Body fat in belly and thigh linked to higher prostate cancer risk

In a new study, researchers found that body fat distribution is strongly associated with prostate cancer risk.

They found that higher levels of belly and thigh fat are linked to a higher risk of aggressive prostate cancer.

The new finding may lead to a better understanding of the connection between obesity and prostate cancer and provide new insights for treatment.

The research was conducted by a team from Harvard University.

Previous research has shown that obesity is linked to a higher risk of advanced prostate cancer and a poorer prognosis after diagnosis.

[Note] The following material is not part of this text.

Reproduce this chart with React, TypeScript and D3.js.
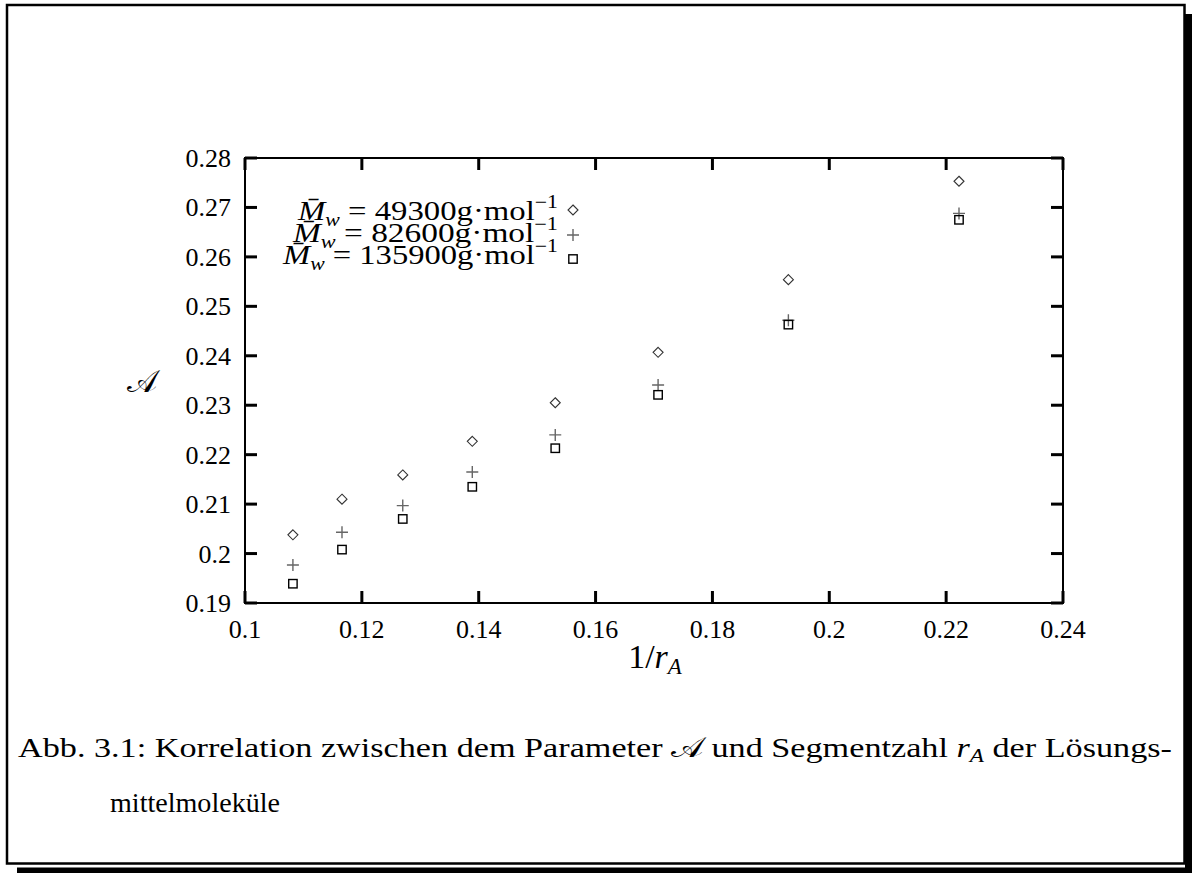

In addition, the specific distribution of fat in the body may be an important factor.

In the new study, the team analyzed body fat distribution 1,832 men using the gold-standard measure of computed tomography imaging.

These people were followed for up to 13 years.

During the study, the team found 172 men developed prostate cancer and 31 died from the disease.

They also found that the accumulation of fat in specific areas, such as deep in the abdomen and beneath the skin of the thigh, was linked to a higher risk of advanced and fatal prostate cancer.

The effect was stronger among men with a lower BMI.

In addition, high BMI and high waist circumference were linked to higher risks of the disease.

The team suggests people at a high risk of prostate cancer have healthy lifestyle habits, such as eating a balanced diet, exercise regularly to grow muscles, and control their body fat.

Future work needs to see how changes in fat stores in the body over time may affect patients’ health.

The lead author of the study is Barbra Dickerman, Ph.D., of the Harvard T.H. Chan School of Public Health.

The study is published in Cancer, a peer-reviewed journal of the American Cancer Society.